WORK INSTRUCTIONS
Quote the whole listing word for word. Do not include the pictures.

DATA EXTRACT
--------
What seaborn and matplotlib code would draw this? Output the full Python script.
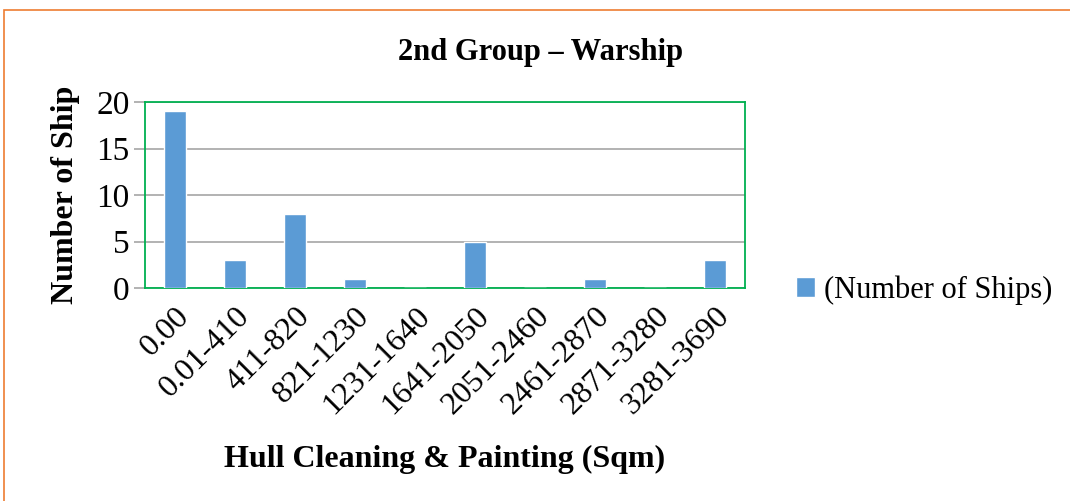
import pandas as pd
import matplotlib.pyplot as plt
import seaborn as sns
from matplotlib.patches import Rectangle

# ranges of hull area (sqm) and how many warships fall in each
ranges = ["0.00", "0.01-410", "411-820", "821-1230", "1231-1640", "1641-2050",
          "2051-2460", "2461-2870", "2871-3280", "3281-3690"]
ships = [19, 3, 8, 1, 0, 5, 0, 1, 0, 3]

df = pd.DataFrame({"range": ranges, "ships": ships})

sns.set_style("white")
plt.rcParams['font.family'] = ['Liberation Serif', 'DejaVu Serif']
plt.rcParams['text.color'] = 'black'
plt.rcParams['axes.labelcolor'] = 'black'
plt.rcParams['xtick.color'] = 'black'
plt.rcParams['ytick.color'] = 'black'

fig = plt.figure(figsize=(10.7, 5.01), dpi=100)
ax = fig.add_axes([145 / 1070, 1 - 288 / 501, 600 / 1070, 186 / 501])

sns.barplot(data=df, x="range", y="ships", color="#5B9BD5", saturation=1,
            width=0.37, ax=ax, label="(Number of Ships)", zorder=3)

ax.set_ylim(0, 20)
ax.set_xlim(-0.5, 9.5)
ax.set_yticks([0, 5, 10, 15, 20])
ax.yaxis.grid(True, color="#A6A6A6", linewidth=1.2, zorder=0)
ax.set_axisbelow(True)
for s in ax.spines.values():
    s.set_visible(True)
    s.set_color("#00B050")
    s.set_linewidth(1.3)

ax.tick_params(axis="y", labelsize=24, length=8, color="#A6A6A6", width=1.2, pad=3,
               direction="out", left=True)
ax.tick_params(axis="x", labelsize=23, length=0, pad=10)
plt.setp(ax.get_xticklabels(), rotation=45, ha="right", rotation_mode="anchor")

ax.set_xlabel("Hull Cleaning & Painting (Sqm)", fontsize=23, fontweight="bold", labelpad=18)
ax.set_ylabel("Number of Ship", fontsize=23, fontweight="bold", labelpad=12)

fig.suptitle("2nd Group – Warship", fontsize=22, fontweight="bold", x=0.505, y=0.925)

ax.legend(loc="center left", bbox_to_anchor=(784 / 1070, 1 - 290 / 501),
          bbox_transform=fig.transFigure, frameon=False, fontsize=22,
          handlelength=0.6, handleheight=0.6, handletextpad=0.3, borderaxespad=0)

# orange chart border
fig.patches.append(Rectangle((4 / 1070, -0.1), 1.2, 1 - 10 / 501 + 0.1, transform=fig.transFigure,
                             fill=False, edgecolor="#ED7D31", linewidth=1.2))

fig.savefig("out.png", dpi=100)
--------
TASK ANSWER
What seaborn and matplotlib code would draw this? Output the full Python script.
import pandas as pd
import matplotlib.pyplot as plt
import seaborn as sns
from matplotlib.patches import Rectangle

# ranges of hull area (sqm) and how many warships fall in each
ranges = ["0.00", "0.01-410", "411-820", "821-1230", "1231-1640", "1641-2050",
          "2051-2460", "2461-2870", "2871-3280", "3281-3690"]
ships = [19, 3, 8, 1, 0, 5, 0, 1, 0, 3]

df = pd.DataFrame({"range": ranges, "ships": ships})

sns.set_style("white")
plt.rcParams['font.family'] = ['Liberation Serif', 'DejaVu Serif']
plt.rcParams['text.color'] = 'black'
plt.rcParams['axes.labelcolor'] = 'black'
plt.rcParams['xtick.color'] = 'black'
plt.rcParams['ytick.color'] = 'black'

fig = plt.figure(figsize=(10.7, 5.01), dpi=100)
ax = fig.add_axes([145 / 1070, 1 - 288 / 501, 600 / 1070, 186 / 501])

sns.barplot(data=df, x="range", y="ships", color="#5B9BD5", saturation=1,
            width=0.37, ax=ax, label="(Number of Ships)", zorder=3)

ax.set_ylim(0, 20)
ax.set_xlim(-0.5, 9.5)
ax.set_yticks([0, 5, 10, 15, 20])
ax.yaxis.grid(True, color="#A6A6A6", linewidth=1.2, zorder=0)
ax.set_axisbelow(True)
for s in ax.spines.values():
    s.set_visible(True)
    s.set_color("#00B050")
    s.set_linewidth(1.3)

ax.tick_params(axis="y", labelsize=24, length=8, color="#A6A6A6", width=1.2, pad=3,
               direction="out", left=True)
ax.tick_params(axis="x", labelsize=23, length=0, pad=10)
plt.setp(ax.get_xticklabels(), rotation=45, ha="right", rotation_mode="anchor")

ax.set_xlabel("Hull Cleaning & Painting (Sqm)", fontsize=23, fontweight="bold", labelpad=18)
ax.set_ylabel("Number of Ship", fontsize=23, fontweight="bold", labelpad=12)

fig.suptitle("2nd Group – Warship", fontsize=22, fontweight="bold", x=0.505, y=0.925)

ax.legend(loc="center left", bbox_to_anchor=(784 / 1070, 1 - 290 / 501),
          bbox_transform=fig.transFigure, frameon=False, fontsize=22,
          handlelength=0.6, handleheight=0.6, handletextpad=0.3, borderaxespad=0)

# orange chart border
fig.patches.append(Rectangle((4 / 1070, -0.1), 1.2, 1 - 10 / 501 + 0.1, transform=fig.transFigure,
                             fill=False, edgecolor="#ED7D31", linewidth=1.2))

fig.savefig("out.png", dpi=100)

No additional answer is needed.